On June 18th, Facebook announced its plans for Libra, a cryptocurrency which is scheduled to launch in the first half of next year.

For those involved in marketing in financial services, particularly in crypto, this came as somewhat of a shock. This is due to the social media giant’s previous approach to marketing crypto. Under Facebook’s strict advertising rules, a large number of organisations found themselves unable to promote their offerings via the site. As a result, while the crypto industry has, on-the-whole, welcomed the announcement, some have also cried foul play.

However, regardless of motive, Libra has certainly made a splash. The announcement has been covered in every publication imaginable, and it has sent crypto prices rocketing.

But what does this mean for the market?

Libra is plugged as a low-volatility currency that allows users to buy things or send money to people with very low fees. It will be backed by reserves managed by the Libra Association, a nonprofit organisation set up by Facebook. This gives the token real-world value and oversees the governance of the blockchain technology that powers it. As it will be pegged to a selection of stable assets, its classed as a “stablecoin”, avoiding the volatility which we associate with traditional crypto.

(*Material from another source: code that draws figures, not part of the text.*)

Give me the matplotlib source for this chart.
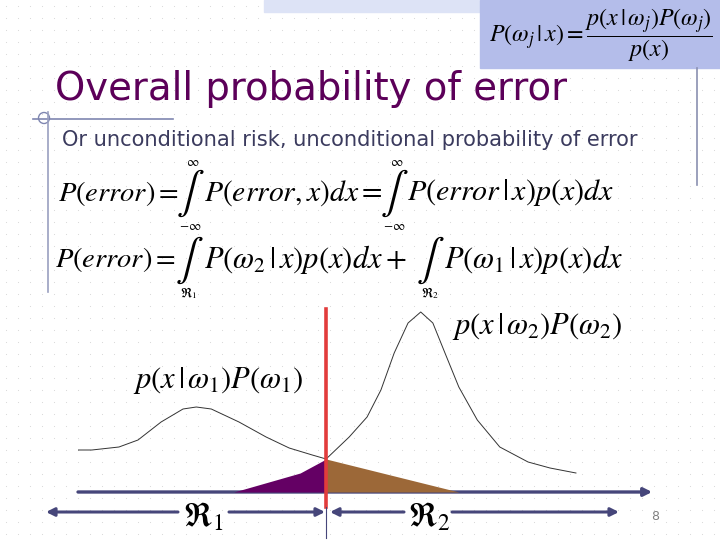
import numpy as np
import matplotlib
matplotlib.use('Agg')
import matplotlib.pyplot as plt
from matplotlib.patches import Rectangle, Circle

plt.rcParams['mathtext.fontset'] = 'stix'

# curve data (x in arbitrary units, y = weighted density)
class1_x = [0.00, 0.24, 0.71, 1.04, 1.44, 1.82, 2.05, 2.31, 2.79, 3.26, 3.66, 4.06, 4.30]
class1_y = [0.42, 0.42, 0.45, 0.52, 0.70, 0.83, 0.85, 0.83, 0.70, 0.55, 0.44, 0.37, 0.33]
class2_x = [4.30, 4.70, 5.01, 5.25, 5.48, 5.72, 5.94, 6.15, 6.36, 6.60, 6.92, 7.31, 7.80, 8.18, 8.63]
class2_y = [0.33, 0.55, 0.75, 1.02, 1.39, 1.69, 1.80, 1.69, 1.39, 1.05, 0.72, 0.45, 0.30, 0.24, 0.19]

# error areas: tail of class 2 inside R1, tail of class 1 inside R2
err_r1_x = [2.70, 3.85, 4.30]
err_r1_y = [0.00, 0.19, 0.33]
err_r2_x = [4.30, 6.60]
err_r2_y = [0.33, 0.00]

boundary = 4.30

title = 'Overall probability of error'
subtitle = 'Or unconditional risk, unconditional probability of error'

W, H = 720, 540
fig = plt.figure(figsize=(7.2, 5.4), dpi=100)

# background / slide layer in pixel coordinates
bg = fig.add_axes([0, 0, 1, 1])
bg.set_xlim(0, W)
bg.set_ylim(H, 0)
bg.axis('off')

# dotted slide grid
gx, gy = np.meshgrid(np.arange(6, W, 12), np.arange(6, H, 12))
bg.scatter(gx.ravel(), gy.ravel(), s=0.6, color='#d6d6d6', zorder=0, linewidths=0)

# header band and formula box
bg.add_patch(Rectangle((264, 0), 216, 12, color='#dde3f6', zorder=1))
bg.add_patch(Rectangle((480, 0), 240, 68, color='#b4bdea', zorder=1))
bg.plot([697, 697], [68, 185], color='#8a90b0', lw=1.2, zorder=1)
bg.text(601, 35, r'$P(\omega_j\,|\,x) = \dfrac{p(x\,|\,\omega_j)P(\omega_j)}{p(x)}$',
        fontsize=17.3, ha='center', va='center', zorder=2)

# title decoration
bg.plot([33, 173], [119, 119], color='#7f86b0', lw=1.2)
bg.plot([48, 48], [112, 292], color='#9aa0c0', lw=1.2)
bg.add_patch(Circle((44, 118), 5.5, fill=False, ec='#7f86b0', lw=1))

bg.text(55, 100, title, fontsize=27.8, color='#5c0059', family='DejaVu Sans', va='baseline')
bg.text(62, 146, subtitle, fontsize=15.1, color='#3b3b5e', family='DejaVu Sans', va='baseline')


def integral(x, y, upper, lower):
    bg.text(x, y, r'$\int$', fontsize=30, ha='center', va='center')
    if upper:
        bg.text(x + 3, y - 31, upper, fontsize=9.5, ha='center', va='center')
    if lower:
        bg.text(x, y + 33, lower, fontsize=9.5, ha='center', va='center')


# first equation
y1 = 193
bg.text(58, y1, r'$P(error) =$', fontsize=20.5, va='center')
integral(190, y1, r'$\infty$', r'$-\infty$')
bg.text(204, y1, r'$P(error, x)dx =$', fontsize=21.3, va='center')
integral(394, y1, r'$\infty$', r'$-\infty$')
bg.text(407, y1, r'$P(error\,|\,x)p(x)dx$', fontsize=21.6, va='center')

# second equation
y2 = 260
bg.text(55, y2, r'$P(error) =$', fontsize=20.5, va='center')
integral(189, y2, None, r'$\Re_1$')
bg.text(204, y2, r'$P(\omega_2\,|\,x)p(x)dx +$', fontsize=22, va='center')
integral(430, y2, None, r'$\Re_2$')
bg.text(444, y2, r'$P(\omega_1\,|\,x)p(x)dx$', fontsize=22, va='center')

bg.text(537, 327, r'$p(x\,|\,\omega_2)P(\omega_2)$', fontsize=22, ha='center', va='center')
bg.text(218, 380, r'$p(x\,|\,\omega_1)P(\omega_1)$', fontsize=22, ha='center', va='center')

# region arrows below the axis
arrow_kw = dict(arrowstyle='-|>', color='#46467a', lw=2.2, mutation_scale=12, shrinkA=0, shrinkB=0)
bg.annotate('', xy=(46, 512), xytext=(178, 512), arrowprops=arrow_kw)
bg.annotate('', xy=(325, 512), xytext=(229, 512), arrowprops=arrow_kw)
bg.annotate('', xy=(330, 512), xytext=(404, 512), arrowprops=arrow_kw)
bg.annotate('', xy=(619, 512), xytext=(452, 512), arrowprops=arrow_kw)
bg.text(203, 517, r'$\Re_1$', fontsize=24, ha='center', va='center')
bg.text(429, 517, r'$\Re_2$', fontsize=24, ha='center', va='center')
bg.text(655, 517, '8', fontsize=9, color='#808080', ha='center', va='center')

# plot layer: x pixels 78..655, baseline at y=492, 100 px per y unit
ax = fig.add_axes([78 / W, (H - 492) / H, 577 / W, 200 / H])
ax.set_xlim(0, 10)
ax.set_ylim(0, 2.0)
ax.axis('off')
ax.patch.set_alpha(0)

ax.fill_between(err_r1_x, err_r1_y, 0, color='#640064', lw=0, zorder=2)
ax.fill_between(err_r2_x, err_r2_y, 0, color='#9c6838', lw=0, zorder=2)
ax.plot(class1_x, class1_y, color='#333333', lw=0.7, zorder=3)
ax.plot(class2_x, class2_y, color='#333333', lw=0.7, zorder=3)

ax.annotate('', xy=(9.95, 0), xytext=(0, 0), xycoords='data',
            arrowprops=dict(arrowstyle='-|>', color='#46467a', lw=2.4,
                            mutation_scale=12, shrinkA=0, shrinkB=0),
            annotation_clip=False, zorder=1)

ax.plot([boundary, boundary], [-0.15, 1.83], color='#e23c3c', lw=2.6, clip_on=False, zorder=4)
ax.plot([boundary, boundary], [-0.15, -0.46], color='#46467a', lw=0.8, clip_on=False, zorder=4)

fig.savefig('out.png', dpi=100)
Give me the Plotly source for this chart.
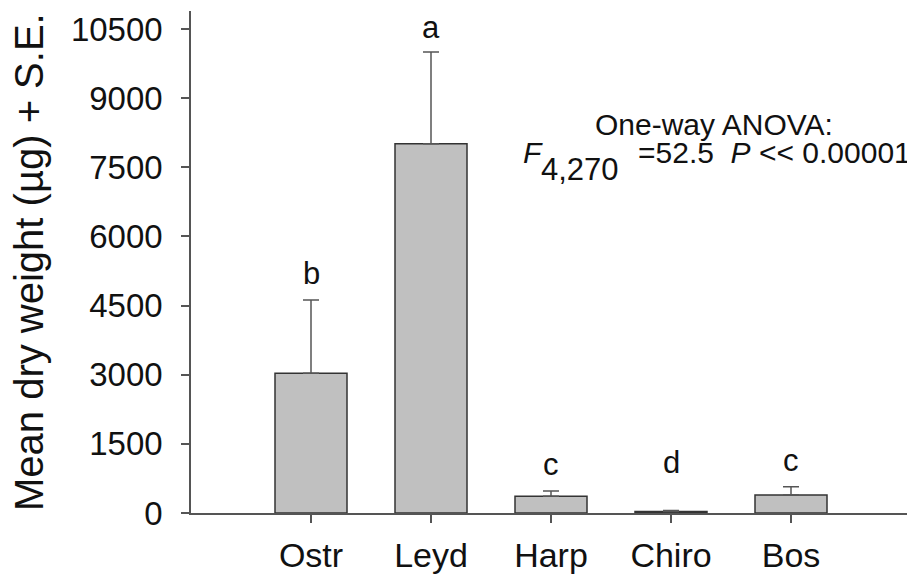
import plotly.graph_objects as go

categories = ["Ostr", "Leyd", "Harp", "Chiro", "Bos"]
means = [3030, 8010, 362, 30, 390]
se = [1590, 1990, 115, 25, 178]
letters = ["b", "a", "c", "d", "c"]
y_ticks = [0, 1500, 3000, 4500, 6000, 7500, 9000, 10500]
y_ticktext = [str(v) for v in y_ticks]

FONT = "Liberation Sans, Arial, sans-serif"
x_idx = list(range(len(categories)))

# page body has an 8px margin; the figure is sized to fill the rest
PW = 716  # plot-area width in px
PL = 191  # plot-area left edge on the page
fig = go.Figure()
fig.add_trace(go.Bar(
    x=x_idx, y=means,
    width=0.6,
    marker=dict(color="#c0c0c0", line=dict(color="#333333", width=1.5)),
    error_y=dict(type="data", symmetric=False, array=se,
                 arrayminus=[0] * len(se), color="#555555",
                 thickness=1.5, width=8),
    showlegend=False,
))

letter_shift = [7, 5, 7, 28, 7]
for i, (m, s, L) in enumerate(zip(means, se, letters)):
    fig.add_annotation(x=i, y=m + s, text=L, showarrow=False,
                       xanchor="center", yanchor="bottom",
                       yshift=letter_shift[i],
                       font=dict(family=FONT, size=31, color="#111"))

fig.add_annotation(xref="paper", yref="paper", x=(714 - PL) / PW,
                   y=(513 - 124) / 502, xanchor="center", yanchor="middle",
                   text="One-way ANOVA:", showarrow=False,
                   font=dict(family=FONT, size=30, color="#111"))
fig.add_annotation(xref="paper", yref="paper", x=(521 - PL) / PW,
                   y=(513 - 152) / 502, xanchor="left", yanchor="middle",
                   text="<i>F</i>", showarrow=False,
                   font=dict(family=FONT, size=30, color="#111"))
fig.add_annotation(xref="paper", yref="paper", x=(539 - PL) / PW,
                   y=(513 - 169) / 502, xanchor="left", yanchor="middle",
                   text="4,270", showarrow=False,
                   font=dict(family=FONT, size=31, color="#111"))
fig.add_annotation(xref="paper", yref="paper", x=(913 - PL) / PW,
                   y=(513 - 152) / 502, xanchor="right", yanchor="middle",
                   text="=52.5  <i>P</i> &lt;&lt; 0.00001", showarrow=False,
                   font=dict(family=FONT, size=30, color="#111"))

fig.add_annotation(xref="paper", yref="paper", x=(5 - PL) / PW, y=0.5,
                   xanchor="left", yanchor="middle",
                   text="Mean dry weight (µg) + S.E.", textangle=-90,
                   showarrow=False,
                   font=dict(family=FONT, size=40, color="#111"))

fig.update_layout(
    width=907, height=568,
    margin=dict(l=183, r=8, t=3, b=63, autoexpand=False),
    paper_bgcolor="white", plot_bgcolor="white",
    font=dict(family=FONT, color="#111"),
    xaxis=dict(range=[-1, -1 + PW / 120], tickmode="array", tickvals=x_idx,
               ticktext=categories, showline=True, linecolor="#555",
               linewidth=1.5, ticks="outside", ticklen=8, tickwidth=1.5,
               tickcolor="#555", showgrid=False, zeroline=False,
               tickfont=dict(family=FONT, size=34, color="#111"),
               ticklabelstandoff=3),
    yaxis=dict(range=[0, 10890], tickmode="array", tickvals=y_ticks,
               ticktext=y_ticktext,
               showline=True, linecolor="#555", linewidth=1.5,
               ticks="outside", ticklen=8, tickwidth=1.5, tickcolor="#555",
               showgrid=False, zeroline=False,
               tickfont=dict(family=FONT, size=33, color="#111"),
               ticklabelstandoff=12),
)

fig.write_html("out.html")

Using the scale and network power of Facebook (which currently has 2.2 billion users), Libra could enable anyone in the world to pay for things and send money, regardless of location or territorial boundaries.

For the 1.7 billion people on the planet who don’t have access to bank accounts, this could be revolutionary.

It could also provide some much-needed competition in markets where it could undercut existing companies, such as those charging large fees for remittance services.

However, it’s still early days. The impact of Libra on the global financial system will depend on how reliable and secure it is, and whether it is deemed an acceptable alternative to other modes of payment in the eyes of consumers. There’s also a danger that it could reduce competition in some sectors. For example, given the weight behind Facebook, it could end up eclipsing other payment apps.

Irrespective of Facebook’s intentions, if done right Libra could certainly be a positive development for the lives of those who do not currently have access to bank accounts and be the first real challenge to the traditional banking system. For those involved in any aspect of tech or finance, this is definitely one to keep an eye on as it develops.